* [EXERCISE TASK] Write out again exactly the lines from the one containing "Rebuild this chart" through the one containing "ax.set_axisbelow(True)", both included, and omit the pictures.

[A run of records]
###

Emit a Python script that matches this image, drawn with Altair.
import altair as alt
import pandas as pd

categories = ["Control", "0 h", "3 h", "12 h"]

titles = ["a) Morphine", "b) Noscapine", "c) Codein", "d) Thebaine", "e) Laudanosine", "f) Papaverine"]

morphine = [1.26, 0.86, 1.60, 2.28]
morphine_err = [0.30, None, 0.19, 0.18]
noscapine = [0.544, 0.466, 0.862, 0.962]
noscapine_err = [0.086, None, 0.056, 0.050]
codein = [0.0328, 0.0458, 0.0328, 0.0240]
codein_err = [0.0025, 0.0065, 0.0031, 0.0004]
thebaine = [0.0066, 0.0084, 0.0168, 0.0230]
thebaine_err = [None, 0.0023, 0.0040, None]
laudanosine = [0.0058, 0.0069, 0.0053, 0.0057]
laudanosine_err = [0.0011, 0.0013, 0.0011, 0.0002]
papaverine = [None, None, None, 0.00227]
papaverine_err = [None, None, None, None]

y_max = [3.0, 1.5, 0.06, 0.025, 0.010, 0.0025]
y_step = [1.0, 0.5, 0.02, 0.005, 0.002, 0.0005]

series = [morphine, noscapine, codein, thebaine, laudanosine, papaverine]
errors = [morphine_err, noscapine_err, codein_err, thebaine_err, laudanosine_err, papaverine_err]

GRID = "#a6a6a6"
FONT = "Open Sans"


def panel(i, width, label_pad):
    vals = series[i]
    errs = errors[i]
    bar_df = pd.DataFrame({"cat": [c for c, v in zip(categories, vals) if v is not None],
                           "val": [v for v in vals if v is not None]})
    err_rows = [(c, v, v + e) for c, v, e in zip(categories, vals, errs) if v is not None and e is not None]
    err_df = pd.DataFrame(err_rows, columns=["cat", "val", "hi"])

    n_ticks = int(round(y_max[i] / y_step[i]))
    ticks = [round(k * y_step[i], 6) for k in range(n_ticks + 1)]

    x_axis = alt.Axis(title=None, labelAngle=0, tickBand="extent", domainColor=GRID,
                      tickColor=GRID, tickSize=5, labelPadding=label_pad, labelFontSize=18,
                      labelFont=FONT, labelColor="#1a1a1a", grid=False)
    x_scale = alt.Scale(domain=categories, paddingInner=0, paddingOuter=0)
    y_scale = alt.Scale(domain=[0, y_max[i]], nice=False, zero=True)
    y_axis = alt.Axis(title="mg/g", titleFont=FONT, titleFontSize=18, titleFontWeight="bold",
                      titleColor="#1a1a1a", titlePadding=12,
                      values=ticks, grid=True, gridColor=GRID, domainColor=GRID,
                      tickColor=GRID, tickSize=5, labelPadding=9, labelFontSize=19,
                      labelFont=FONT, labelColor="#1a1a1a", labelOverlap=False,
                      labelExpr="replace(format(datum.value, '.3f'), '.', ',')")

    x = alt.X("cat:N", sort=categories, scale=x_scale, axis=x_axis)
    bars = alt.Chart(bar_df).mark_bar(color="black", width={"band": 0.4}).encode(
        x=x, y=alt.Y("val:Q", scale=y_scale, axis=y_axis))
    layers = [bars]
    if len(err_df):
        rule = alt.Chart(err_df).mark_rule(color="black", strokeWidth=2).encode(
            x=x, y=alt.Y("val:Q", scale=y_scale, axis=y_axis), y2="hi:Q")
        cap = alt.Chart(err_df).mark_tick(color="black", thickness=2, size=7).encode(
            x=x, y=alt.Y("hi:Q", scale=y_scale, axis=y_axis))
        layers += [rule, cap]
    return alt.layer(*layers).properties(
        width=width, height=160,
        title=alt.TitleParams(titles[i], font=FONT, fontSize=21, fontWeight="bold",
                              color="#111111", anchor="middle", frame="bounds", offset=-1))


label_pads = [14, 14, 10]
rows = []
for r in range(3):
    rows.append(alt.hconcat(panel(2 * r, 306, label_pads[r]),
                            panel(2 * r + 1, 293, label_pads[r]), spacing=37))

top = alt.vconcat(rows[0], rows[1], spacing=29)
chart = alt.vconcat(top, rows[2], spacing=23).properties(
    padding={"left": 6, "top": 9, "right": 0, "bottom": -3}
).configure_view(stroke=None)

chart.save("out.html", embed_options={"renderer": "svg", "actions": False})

###

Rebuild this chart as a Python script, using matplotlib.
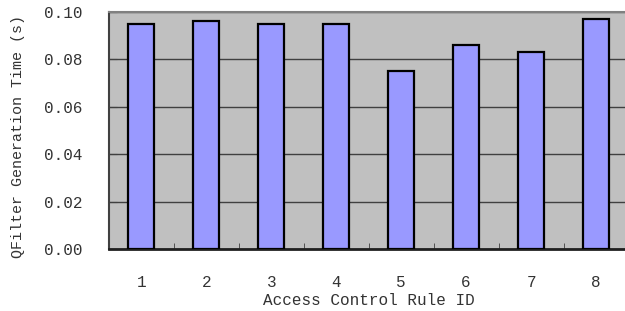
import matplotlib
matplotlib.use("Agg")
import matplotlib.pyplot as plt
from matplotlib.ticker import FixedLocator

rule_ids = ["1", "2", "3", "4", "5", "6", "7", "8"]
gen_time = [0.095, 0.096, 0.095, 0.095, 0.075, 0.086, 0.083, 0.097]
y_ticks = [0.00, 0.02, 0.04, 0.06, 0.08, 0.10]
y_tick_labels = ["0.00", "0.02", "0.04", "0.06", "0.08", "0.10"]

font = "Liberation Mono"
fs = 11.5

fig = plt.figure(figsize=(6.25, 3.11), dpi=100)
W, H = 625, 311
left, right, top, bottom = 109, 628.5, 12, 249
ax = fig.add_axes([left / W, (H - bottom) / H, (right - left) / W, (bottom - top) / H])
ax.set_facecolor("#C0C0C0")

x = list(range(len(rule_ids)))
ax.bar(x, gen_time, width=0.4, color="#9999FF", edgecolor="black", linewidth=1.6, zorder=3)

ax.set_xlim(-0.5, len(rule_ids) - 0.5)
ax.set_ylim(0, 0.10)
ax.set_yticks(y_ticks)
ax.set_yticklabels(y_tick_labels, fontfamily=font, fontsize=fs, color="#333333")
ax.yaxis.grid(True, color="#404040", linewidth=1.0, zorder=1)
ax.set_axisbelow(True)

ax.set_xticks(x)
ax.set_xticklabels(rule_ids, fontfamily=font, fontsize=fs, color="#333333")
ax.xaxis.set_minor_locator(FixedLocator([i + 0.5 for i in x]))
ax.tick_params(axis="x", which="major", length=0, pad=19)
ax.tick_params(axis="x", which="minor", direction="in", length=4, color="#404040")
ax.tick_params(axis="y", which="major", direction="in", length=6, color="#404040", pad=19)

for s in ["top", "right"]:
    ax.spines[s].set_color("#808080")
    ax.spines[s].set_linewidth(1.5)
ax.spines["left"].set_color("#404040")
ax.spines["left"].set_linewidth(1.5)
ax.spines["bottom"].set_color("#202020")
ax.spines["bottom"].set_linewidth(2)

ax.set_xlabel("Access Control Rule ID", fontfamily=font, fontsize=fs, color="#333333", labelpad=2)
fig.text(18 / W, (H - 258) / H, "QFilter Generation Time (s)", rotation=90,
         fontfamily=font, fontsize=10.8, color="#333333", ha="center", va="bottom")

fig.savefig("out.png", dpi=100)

###

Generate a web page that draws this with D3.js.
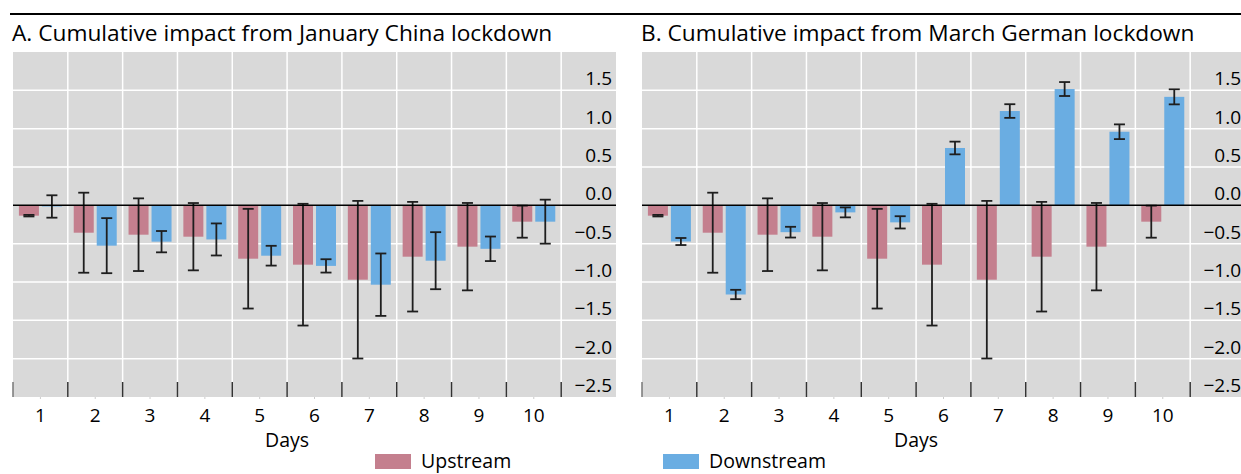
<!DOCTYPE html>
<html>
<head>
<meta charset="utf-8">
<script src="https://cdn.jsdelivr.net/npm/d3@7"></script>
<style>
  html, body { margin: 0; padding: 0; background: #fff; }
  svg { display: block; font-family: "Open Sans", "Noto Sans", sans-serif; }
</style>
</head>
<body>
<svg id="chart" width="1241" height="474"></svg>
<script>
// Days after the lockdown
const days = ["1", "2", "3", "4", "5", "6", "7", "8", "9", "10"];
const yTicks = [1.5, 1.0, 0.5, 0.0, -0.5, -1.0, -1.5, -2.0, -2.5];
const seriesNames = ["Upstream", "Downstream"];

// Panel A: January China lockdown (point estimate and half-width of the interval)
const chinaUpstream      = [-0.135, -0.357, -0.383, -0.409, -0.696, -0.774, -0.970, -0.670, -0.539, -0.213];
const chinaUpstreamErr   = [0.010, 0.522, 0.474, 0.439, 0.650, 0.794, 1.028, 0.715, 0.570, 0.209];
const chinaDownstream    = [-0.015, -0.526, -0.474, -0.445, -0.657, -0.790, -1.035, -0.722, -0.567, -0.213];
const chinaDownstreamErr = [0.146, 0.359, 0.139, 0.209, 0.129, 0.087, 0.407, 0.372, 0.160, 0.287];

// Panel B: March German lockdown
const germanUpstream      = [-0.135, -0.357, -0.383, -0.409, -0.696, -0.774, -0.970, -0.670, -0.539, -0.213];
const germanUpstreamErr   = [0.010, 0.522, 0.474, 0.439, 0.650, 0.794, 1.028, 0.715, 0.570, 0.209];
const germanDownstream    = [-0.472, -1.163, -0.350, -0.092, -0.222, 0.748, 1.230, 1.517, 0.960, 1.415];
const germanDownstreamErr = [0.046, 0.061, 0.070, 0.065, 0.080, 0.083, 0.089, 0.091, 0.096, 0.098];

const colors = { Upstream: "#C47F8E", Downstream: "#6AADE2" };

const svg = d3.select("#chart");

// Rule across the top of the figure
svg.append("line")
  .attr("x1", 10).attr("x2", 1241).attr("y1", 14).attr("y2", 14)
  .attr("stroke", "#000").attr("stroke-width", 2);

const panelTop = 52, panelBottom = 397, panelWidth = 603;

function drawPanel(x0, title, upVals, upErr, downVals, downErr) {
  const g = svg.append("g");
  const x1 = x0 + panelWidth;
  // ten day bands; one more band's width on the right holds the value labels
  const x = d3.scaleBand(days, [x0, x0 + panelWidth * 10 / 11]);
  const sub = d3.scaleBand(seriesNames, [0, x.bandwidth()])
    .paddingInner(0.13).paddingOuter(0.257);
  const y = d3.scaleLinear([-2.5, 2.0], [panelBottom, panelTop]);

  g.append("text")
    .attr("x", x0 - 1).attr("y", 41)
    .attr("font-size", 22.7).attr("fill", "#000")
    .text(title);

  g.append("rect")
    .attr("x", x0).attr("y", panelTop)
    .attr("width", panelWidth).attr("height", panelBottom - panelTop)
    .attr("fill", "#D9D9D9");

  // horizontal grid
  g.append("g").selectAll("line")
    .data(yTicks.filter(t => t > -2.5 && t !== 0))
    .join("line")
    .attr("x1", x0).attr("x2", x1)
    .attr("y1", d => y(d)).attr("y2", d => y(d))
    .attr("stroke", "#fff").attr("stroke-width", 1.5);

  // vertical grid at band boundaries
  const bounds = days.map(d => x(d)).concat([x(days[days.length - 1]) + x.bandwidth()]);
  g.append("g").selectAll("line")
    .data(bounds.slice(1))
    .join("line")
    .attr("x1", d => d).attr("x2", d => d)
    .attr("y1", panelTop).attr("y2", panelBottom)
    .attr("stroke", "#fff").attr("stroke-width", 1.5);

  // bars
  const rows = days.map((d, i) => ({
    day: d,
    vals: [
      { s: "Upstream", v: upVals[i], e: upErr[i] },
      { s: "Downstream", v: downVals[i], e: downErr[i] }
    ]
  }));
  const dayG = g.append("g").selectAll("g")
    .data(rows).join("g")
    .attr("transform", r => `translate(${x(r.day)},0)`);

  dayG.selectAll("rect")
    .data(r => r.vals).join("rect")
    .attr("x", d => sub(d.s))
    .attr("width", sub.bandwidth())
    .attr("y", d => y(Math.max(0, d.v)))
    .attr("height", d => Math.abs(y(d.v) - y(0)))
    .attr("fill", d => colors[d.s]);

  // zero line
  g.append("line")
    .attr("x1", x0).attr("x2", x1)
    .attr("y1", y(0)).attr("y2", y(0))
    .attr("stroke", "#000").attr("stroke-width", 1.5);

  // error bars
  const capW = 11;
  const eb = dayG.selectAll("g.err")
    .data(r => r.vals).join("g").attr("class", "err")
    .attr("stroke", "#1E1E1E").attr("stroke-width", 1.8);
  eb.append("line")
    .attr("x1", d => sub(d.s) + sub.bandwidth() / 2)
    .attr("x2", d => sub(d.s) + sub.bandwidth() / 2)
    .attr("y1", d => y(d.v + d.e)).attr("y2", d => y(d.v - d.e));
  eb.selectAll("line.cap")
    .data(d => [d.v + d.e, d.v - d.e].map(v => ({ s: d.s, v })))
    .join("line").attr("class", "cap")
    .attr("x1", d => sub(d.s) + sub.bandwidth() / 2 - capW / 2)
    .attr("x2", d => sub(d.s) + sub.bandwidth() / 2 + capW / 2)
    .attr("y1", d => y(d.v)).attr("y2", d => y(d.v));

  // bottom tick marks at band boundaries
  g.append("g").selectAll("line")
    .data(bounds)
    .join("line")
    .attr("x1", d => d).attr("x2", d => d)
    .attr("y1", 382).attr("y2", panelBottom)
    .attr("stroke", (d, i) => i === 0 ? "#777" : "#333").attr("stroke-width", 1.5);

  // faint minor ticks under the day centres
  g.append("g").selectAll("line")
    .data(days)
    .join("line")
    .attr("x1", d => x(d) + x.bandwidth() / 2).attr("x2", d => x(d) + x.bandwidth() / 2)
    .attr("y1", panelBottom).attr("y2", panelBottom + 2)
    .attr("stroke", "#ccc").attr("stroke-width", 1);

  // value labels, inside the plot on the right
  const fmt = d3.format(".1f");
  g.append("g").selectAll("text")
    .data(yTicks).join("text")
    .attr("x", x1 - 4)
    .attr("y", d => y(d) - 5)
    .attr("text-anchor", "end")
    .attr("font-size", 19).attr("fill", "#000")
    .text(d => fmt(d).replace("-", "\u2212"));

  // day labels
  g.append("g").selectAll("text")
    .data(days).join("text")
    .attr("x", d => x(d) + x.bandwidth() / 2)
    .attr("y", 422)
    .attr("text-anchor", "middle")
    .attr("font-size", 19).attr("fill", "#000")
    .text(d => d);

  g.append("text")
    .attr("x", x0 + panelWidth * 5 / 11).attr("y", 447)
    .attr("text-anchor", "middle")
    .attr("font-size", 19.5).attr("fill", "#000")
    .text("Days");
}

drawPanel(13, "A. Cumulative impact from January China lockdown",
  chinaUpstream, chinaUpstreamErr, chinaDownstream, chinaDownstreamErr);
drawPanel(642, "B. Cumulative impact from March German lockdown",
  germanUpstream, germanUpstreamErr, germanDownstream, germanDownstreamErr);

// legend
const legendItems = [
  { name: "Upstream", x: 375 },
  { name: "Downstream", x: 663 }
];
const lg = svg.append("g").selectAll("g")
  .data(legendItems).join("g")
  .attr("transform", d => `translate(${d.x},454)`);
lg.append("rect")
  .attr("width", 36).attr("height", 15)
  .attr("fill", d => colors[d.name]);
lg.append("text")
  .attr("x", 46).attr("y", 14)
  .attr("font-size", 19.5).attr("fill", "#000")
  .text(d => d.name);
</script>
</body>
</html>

###

* [SOLUTION FOR THIS TASK]
Rebuild this chart as a Python script, using matplotlib.
import matplotlib
matplotlib.use("Agg")
import matplotlib.pyplot as plt
from matplotlib.ticker import FixedLocator

rule_ids = ["1", "2", "3", "4", "5", "6", "7", "8"]
gen_time = [0.095, 0.096, 0.095, 0.095, 0.075, 0.086, 0.083, 0.097]
y_ticks = [0.00, 0.02, 0.04, 0.06, 0.08, 0.10]
y_tick_labels = ["0.00", "0.02", "0.04", "0.06", "0.08", "0.10"]

font = "Liberation Mono"
fs = 11.5

fig = plt.figure(figsize=(6.25, 3.11), dpi=100)
W, H = 625, 311
left, right, top, bottom = 109, 628.5, 12, 249
ax = fig.add_axes([left / W, (H - bottom) / H, (right - left) / W, (bottom - top) / H])
ax.set_facecolor("#C0C0C0")

x = list(range(len(rule_ids)))
ax.bar(x, gen_time, width=0.4, color="#9999FF", edgecolor="black", linewidth=1.6, zorder=3)

ax.set_xlim(-0.5, len(rule_ids) - 0.5)
ax.set_ylim(0, 0.10)
ax.set_yticks(y_ticks)
ax.set_yticklabels(y_tick_labels, fontfamily=font, fontsize=fs, color="#333333")
ax.yaxis.grid(True, color="#404040", linewidth=1.0, zorder=1)
ax.set_axisbelow(True)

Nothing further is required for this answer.